» What is expected:
Don't include pictures. Quote the lines below from the first through the line that contains "2295, 2149, 2124];".

» Provided material:
________

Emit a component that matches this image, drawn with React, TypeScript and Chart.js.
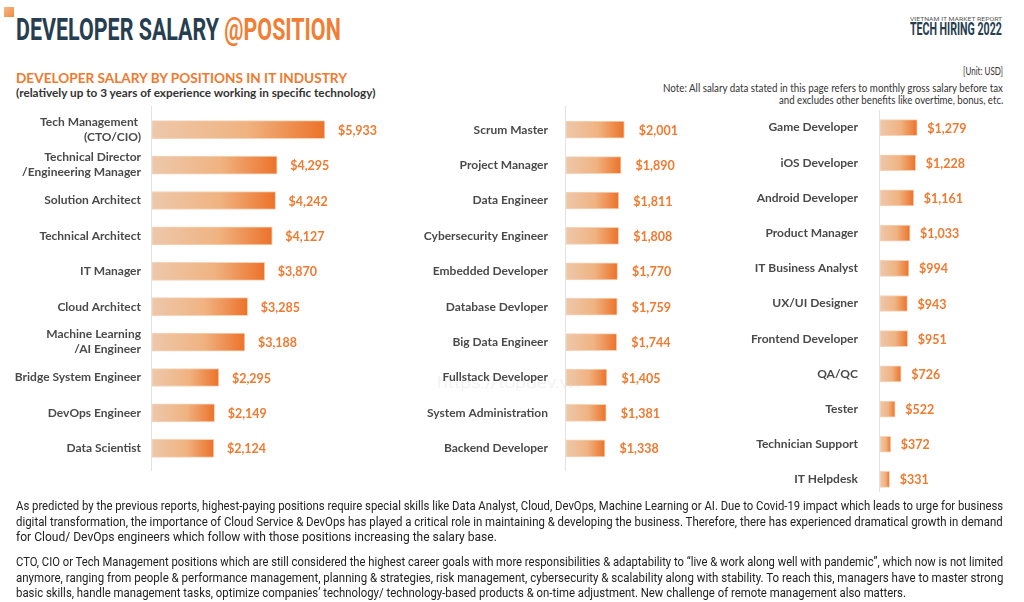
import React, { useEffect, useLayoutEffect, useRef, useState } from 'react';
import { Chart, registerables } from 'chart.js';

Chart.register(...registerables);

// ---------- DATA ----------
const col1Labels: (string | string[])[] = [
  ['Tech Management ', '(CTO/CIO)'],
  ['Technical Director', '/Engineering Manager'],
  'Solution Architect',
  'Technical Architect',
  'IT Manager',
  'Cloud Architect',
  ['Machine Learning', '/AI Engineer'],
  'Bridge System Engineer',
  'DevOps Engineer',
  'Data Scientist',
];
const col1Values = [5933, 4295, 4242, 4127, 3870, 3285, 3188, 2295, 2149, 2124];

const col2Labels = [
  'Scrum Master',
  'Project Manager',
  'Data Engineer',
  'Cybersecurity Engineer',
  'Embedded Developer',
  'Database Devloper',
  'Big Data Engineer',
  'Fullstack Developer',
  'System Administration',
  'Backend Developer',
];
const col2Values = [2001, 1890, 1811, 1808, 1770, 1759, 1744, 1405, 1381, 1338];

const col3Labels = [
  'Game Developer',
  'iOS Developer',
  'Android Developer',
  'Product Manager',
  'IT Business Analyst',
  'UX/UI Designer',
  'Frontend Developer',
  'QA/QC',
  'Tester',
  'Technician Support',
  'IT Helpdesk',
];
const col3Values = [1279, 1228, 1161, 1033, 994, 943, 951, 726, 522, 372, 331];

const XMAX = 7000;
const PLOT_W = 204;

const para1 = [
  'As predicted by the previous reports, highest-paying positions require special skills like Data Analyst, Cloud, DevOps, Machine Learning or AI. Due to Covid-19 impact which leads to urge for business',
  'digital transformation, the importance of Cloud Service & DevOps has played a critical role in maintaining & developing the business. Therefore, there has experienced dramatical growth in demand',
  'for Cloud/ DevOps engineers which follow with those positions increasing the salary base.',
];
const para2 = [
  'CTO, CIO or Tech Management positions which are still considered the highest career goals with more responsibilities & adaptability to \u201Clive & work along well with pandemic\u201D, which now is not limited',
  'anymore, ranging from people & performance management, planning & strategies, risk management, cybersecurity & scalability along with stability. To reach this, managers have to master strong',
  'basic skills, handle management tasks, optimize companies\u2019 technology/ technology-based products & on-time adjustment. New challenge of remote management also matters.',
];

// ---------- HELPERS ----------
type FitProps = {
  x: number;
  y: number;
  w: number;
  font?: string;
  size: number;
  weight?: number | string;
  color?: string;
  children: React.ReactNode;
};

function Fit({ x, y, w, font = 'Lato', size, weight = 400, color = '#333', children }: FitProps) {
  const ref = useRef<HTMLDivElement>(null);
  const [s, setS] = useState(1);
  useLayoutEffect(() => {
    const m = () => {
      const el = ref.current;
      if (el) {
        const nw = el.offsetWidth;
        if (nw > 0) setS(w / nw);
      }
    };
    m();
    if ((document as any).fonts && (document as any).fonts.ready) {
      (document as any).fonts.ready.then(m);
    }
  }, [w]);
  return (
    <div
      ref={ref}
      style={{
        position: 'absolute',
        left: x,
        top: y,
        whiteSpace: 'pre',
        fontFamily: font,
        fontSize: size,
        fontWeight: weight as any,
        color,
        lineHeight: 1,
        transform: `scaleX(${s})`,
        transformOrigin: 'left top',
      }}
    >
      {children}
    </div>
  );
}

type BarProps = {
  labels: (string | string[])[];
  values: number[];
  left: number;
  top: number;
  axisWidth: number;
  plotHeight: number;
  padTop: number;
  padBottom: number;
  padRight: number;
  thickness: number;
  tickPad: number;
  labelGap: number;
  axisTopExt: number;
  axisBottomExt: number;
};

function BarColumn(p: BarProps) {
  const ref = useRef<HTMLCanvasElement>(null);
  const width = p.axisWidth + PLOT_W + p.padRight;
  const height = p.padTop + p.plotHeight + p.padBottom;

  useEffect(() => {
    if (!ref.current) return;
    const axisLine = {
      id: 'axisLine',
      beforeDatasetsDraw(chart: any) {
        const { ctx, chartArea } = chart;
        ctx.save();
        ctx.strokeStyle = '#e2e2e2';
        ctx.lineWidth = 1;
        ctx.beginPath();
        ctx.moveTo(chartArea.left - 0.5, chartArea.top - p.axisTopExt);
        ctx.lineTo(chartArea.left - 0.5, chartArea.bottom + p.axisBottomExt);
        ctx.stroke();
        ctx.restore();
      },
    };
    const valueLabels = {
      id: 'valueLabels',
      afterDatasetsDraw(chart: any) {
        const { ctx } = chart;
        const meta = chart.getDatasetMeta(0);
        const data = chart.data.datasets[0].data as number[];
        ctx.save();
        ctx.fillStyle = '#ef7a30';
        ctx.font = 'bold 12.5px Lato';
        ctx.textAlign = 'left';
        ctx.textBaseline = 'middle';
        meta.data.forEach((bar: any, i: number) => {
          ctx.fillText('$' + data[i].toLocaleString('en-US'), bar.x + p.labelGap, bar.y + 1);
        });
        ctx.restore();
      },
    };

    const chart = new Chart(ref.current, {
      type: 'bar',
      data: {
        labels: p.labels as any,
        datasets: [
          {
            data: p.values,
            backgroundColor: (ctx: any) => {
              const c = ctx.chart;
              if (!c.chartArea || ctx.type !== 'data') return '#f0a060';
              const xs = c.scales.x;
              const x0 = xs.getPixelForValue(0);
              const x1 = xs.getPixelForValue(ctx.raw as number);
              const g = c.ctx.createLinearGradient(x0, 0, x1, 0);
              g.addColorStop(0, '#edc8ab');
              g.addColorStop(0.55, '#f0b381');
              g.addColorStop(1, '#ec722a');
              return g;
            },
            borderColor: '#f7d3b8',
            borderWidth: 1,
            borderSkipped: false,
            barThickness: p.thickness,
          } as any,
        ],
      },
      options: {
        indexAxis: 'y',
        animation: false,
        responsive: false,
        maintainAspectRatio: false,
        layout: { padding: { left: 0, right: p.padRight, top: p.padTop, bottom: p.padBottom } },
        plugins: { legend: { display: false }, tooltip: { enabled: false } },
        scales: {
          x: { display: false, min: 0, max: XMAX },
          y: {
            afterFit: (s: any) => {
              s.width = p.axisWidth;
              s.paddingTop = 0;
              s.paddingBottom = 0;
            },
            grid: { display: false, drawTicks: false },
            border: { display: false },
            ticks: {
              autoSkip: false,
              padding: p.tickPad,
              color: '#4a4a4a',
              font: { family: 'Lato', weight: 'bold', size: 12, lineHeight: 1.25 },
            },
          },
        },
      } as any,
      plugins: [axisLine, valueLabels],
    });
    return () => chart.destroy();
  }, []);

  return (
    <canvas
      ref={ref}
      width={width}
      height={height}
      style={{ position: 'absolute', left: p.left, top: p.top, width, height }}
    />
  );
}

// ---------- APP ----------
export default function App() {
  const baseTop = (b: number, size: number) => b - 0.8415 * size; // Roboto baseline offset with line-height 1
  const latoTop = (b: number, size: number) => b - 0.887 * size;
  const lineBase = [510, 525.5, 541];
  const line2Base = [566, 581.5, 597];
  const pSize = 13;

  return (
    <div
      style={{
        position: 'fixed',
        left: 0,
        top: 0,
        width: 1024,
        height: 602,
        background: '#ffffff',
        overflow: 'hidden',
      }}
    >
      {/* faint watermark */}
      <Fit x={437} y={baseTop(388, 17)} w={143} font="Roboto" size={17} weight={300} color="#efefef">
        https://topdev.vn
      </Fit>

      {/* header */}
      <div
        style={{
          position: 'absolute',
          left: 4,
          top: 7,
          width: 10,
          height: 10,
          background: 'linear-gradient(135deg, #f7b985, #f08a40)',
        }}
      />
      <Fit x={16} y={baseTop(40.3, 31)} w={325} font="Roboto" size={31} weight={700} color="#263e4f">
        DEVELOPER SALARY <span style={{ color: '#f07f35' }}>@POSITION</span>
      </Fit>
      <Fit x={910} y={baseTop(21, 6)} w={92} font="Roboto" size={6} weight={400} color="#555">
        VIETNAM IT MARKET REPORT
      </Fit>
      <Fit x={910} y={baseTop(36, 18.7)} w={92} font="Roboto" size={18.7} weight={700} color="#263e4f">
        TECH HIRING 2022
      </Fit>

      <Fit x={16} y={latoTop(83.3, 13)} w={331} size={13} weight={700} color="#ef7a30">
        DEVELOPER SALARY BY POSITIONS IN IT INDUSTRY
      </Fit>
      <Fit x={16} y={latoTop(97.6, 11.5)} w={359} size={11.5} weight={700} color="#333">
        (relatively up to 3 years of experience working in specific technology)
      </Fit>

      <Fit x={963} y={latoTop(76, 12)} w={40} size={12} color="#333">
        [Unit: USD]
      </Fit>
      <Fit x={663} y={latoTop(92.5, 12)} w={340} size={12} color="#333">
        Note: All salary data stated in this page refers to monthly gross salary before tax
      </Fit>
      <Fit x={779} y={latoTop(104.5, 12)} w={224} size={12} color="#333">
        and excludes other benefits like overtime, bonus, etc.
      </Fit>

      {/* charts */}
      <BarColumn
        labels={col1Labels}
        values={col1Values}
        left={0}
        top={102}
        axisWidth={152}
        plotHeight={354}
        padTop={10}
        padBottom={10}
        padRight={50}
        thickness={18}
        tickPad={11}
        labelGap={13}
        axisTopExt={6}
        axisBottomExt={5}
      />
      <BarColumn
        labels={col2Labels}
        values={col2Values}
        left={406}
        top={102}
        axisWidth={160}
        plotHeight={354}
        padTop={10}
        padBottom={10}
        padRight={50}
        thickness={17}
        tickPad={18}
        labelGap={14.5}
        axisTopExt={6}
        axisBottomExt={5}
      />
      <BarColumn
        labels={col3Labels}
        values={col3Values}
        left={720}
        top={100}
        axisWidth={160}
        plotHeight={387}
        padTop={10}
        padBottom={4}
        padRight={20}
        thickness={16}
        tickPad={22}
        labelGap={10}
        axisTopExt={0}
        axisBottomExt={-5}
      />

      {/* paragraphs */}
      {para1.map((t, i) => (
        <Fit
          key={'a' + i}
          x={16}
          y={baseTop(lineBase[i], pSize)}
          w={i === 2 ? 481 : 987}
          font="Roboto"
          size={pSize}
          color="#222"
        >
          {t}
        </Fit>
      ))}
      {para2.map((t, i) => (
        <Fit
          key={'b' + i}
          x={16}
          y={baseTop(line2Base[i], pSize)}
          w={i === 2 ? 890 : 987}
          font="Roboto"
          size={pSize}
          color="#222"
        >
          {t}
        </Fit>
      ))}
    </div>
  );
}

________

» Reply:
Emit a component that matches this image, drawn with React, TypeScript and Chart.js.
import React, { useEffect, useLayoutEffect, useRef, useState } from 'react';
import { Chart, registerables } from 'chart.js';

Chart.register(...registerables);

// ---------- DATA ----------
const col1Labels: (string | string[])[] = [
  ['Tech Management ', '(CTO/CIO)'],
  ['Technical Director', '/Engineering Manager'],
  'Solution Architect',
  'Technical Architect',
  'IT Manager',
  'Cloud Architect',
  ['Machine Learning', '/AI Engineer'],
  'Bridge System Engineer',
  'DevOps Engineer',
  'Data Scientist',
];
const col1Values = [5933, 4295, 4242, 4127, 3870, 3285, 3188, 2295, 2149, 2124];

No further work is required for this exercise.